打雁大多在初冬時節進行。這時大雁在南飛途中因為食物缺乏,多半會在傍晚時落在麥田裡,啄食麥苗,並在那裡過夜。表哥說,打雁得靠智慧。大雁是群居動物,有很強的組織性,傍晚覓食或者夜晚休息時,都會有一隻大雁站崗,一有危險它就會發出報警信號,頭雁就會領着群雁高飛。
我問表哥:“那怎麼打得到呢?”
表哥說:“用麻痹的辦法接近它,然後再開槍打它。”表哥的辦法是藉助一頭牛。
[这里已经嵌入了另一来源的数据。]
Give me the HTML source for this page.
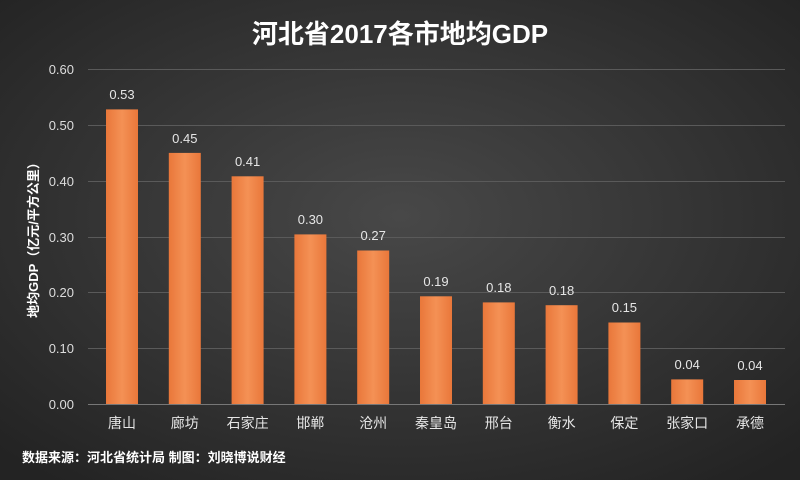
<!DOCTYPE html>
<html><head><meta charset="utf-8"><style>
body{margin:0;width:800px;height:480px;overflow:hidden;}
svg{display:block;}
text{font-family:"Liberation Sans","Noto Sans CJK SC",sans-serif;}
</style></head><body>
<svg width="800" height="480" viewBox="0 0 800 480">
<defs>
<radialGradient id="bg" cx="50%" cy="45%" r="70%">
<stop offset="0" stop-color="#484848"/><stop offset="1" stop-color="#232323"/>
</radialGradient>
<linearGradient id="bar" x1="0" x2="1" y1="0" y2="0">
<stop offset="0" stop-color="#e9773a"/><stop offset="0.5" stop-color="#f49155"/><stop offset="1" stop-color="#e9773a"/>
</linearGradient>
</defs>
<rect width="800" height="480" fill="url(#bg)"/>
<text x="400" y="43" text-anchor="middle" fill="#fff" font-size="26" font-weight="bold">河北省2017各市地均GDP</text>
<g stroke="#5a5a5a" stroke-width="1">
<line x1="88" x2="785" y1="69.5" y2="69.5"/>
<line x1="88" x2="785" y1="125.5" y2="125.5"/>
<line x1="88" x2="785" y1="181.5" y2="181.5"/>
<line x1="88" x2="785" y1="237.5" y2="237.5"/>
<line x1="88" x2="785" y1="292.5" y2="292.5"/>
<line x1="88" x2="785" y1="348.5" y2="348.5"/>
<line x1="88" x2="785" y1="404.5" y2="404.5" stroke="#777"/>
</g>
<g fill="#ddd" font-size="13" text-anchor="end">
<text x="74" y="74">0.60</text><text x="74" y="130">0.50</text><text x="74" y="186">0.40</text>
<text x="74" y="242">0.30</text><text x="74" y="297">0.20</text><text x="74" y="353">0.10</text><text x="74" y="409">0.00</text>
</g>
<text transform="translate(38,237) rotate(-90)" text-anchor="middle" fill="#fff" font-size="13" font-weight="bold">地均GDP（亿元/平方公里）</text>
<g fill="url(#bar)">
<rect x="106" y="109.4" width="32" height="294.6"/>
<rect x="168.8" y="152.9" width="32" height="251.1"/>
<rect x="231.6" y="176.3" width="32" height="227.7"/>
<rect x="294.4" y="234.4" width="32" height="169.6"/>
<rect x="357.2" y="250.5" width="32" height="153.5"/>
<rect x="420" y="296.3" width="32" height="107.7"/>
<rect x="482.8" y="302.4" width="32" height="101.6"/>
<rect x="545.6" y="305.2" width="32" height="98.8"/>
<rect x="608.4" y="322.5" width="32" height="81.5"/>
<rect x="671.2" y="379.4" width="32" height="24.6"/>
<rect x="734" y="380" width="32" height="24"/>
</g>
<g fill="#e6e6e6" font-size="13" text-anchor="middle">
<text x="122" y="99">0.53</text>
<text x="184.8" y="143">0.45</text>
<text x="247.6" y="166">0.41</text>
<text x="310.4" y="224">0.30</text>
<text x="373.2" y="240">0.27</text>
<text x="436" y="286">0.19</text>
<text x="498.8" y="292">0.18</text>
<text x="561.6" y="295">0.18</text>
<text x="624.4" y="312">0.15</text>
<text x="687.2" y="369">0.04</text>
<text x="750" y="370">0.04</text>
</g>
<g fill="#e6e6e6" font-size="14" text-anchor="middle">
<text x="122" y="428">唐山</text>
<text x="184.8" y="428">廊坊</text>
<text x="247.6" y="428">石家庄</text>
<text x="310.4" y="428">邯郸</text>
<text x="373.2" y="428">沧州</text>
<text x="436" y="428">秦皇岛</text>
<text x="498.8" y="428">邢台</text>
<text x="561.6" y="428">衡水</text>
<text x="624.4" y="428">保定</text>
<text x="687.2" y="428">张家口</text>
<text x="750" y="428">承德</text>
</g>
<text x="22" y="462" fill="#fff" font-size="13" font-weight="bold">数据来源：河北省统计局  制图：刘晓博说财经</text>
</svg>
</body></html>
傍晚或凌晨,牽上一頭牛,把獵槍架在牛背上,人藏在背向大雁的一側,慢慢接近雁群。開始站崗的大雁發現了會“嘎”的一聲發出警戒,可是其它大雁仰頭一看,見是一頭牛便不再理會。這樣反覆幾次,待離雁群距離達到射程以內時,即點火開槍。只要操作得穩當,這種辦法會百打百中。每次多的可打到兩三隻,少時可打一兩隻。一隻大雁輕的有十四五斤,重的有二十多斤,要頂好多隻兔子呢。
我說:“這種辦法好,可以多打幾次。”
表哥說:“不!大雁是一種靈物,打多了不吉利。雁是雌雄成對的,一隻死了,另一隻孤雁也很難再活下去。”他還說了另一個獵人的不幸遭遇:同村一個獵戶見獵雁利大,便學他的辦法天天獵雁。一天,他為了多打死幾隻雁,就一個勁地往槍里裝葯和鐵砂。結果點火開槍時,槍管爆炸,牛炸死了,他自己兩眼也被炸瞎了。“你看看,這不是報應嗎?凡事都得悠着來,不可太貪心啊!”
表哥活了八十多歲,2009年去世。上世紀六十年代以後,他就一心務農,不再打獵了。可是他早年那些飽含智慧和嫻熟技能的打獵往事,卻至今仍留在我的記憶里。